Chloé Paquet, Roland-Garros 2024, 2e tour© Pauline Ballet / FFT

Mais voilà : si mon rôle est de te galvaniser, il est aussi de te canaliser, parfois. Peu importe le niveau sonore que tu atteins, du moment qu'il se fasse entre les points. Que tu puisses, par ta pression constante et tes bonnes vibrations, avoir une influence sur le résultat ne me dérange absolument pas, bien au contraire ; je dirais même que c'est l'essence du sport. Du moment que tout cela s'exerce dans le respect de l'adversaire, y compris si celui-ci vient te chercher, ou te chambrer. Tu dois être au-dessus de ça.

Toi et moi, nous sommes un peu comme un couple qui se connaît depuis toujours. Et il peut arriver, comme dans tous les couples, des petites divergences, des moments où l'on n'évolue pas tout à fait parallèlement, des moments où il faut procéder à quelques ajustements. Ce sont dans ces moments-là qu'il faut se parler, plus que jamais.
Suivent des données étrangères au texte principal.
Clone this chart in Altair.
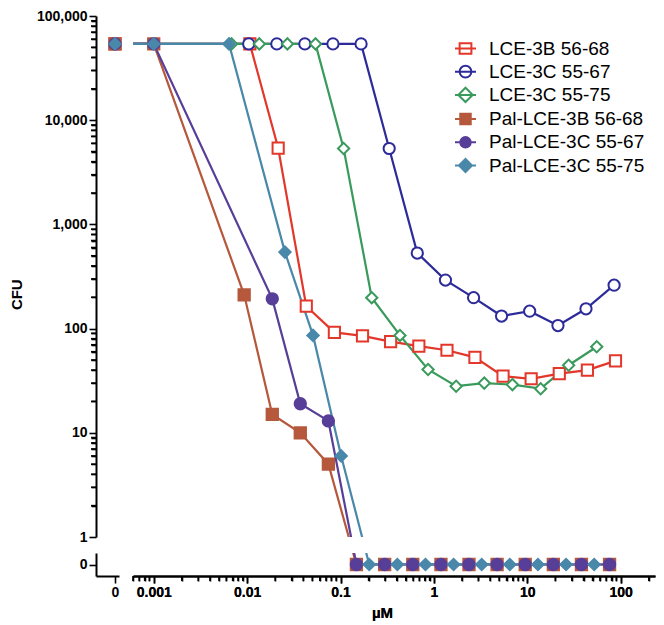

Aussi ai-je éprouvé le besoin d'aller passer ce jeudi un long moment en tête-à-tête avec toi, sur différents courts où évoluaient des joueurs français. Bien sûr, même en mon sein, je ne peux pas avoir les yeux partout, tout le temps. Mais au-delà de quelques galéjades d'un goût douteux lancées par quelques plaisantins isolés, rien de ce que j'ai vu ou entendu ne m'a fait sortir de terre (battue). J'ai globalement passé un super moment. C'est comme ça que je t'aime, cher public. Et je te conjure de rester ainsi.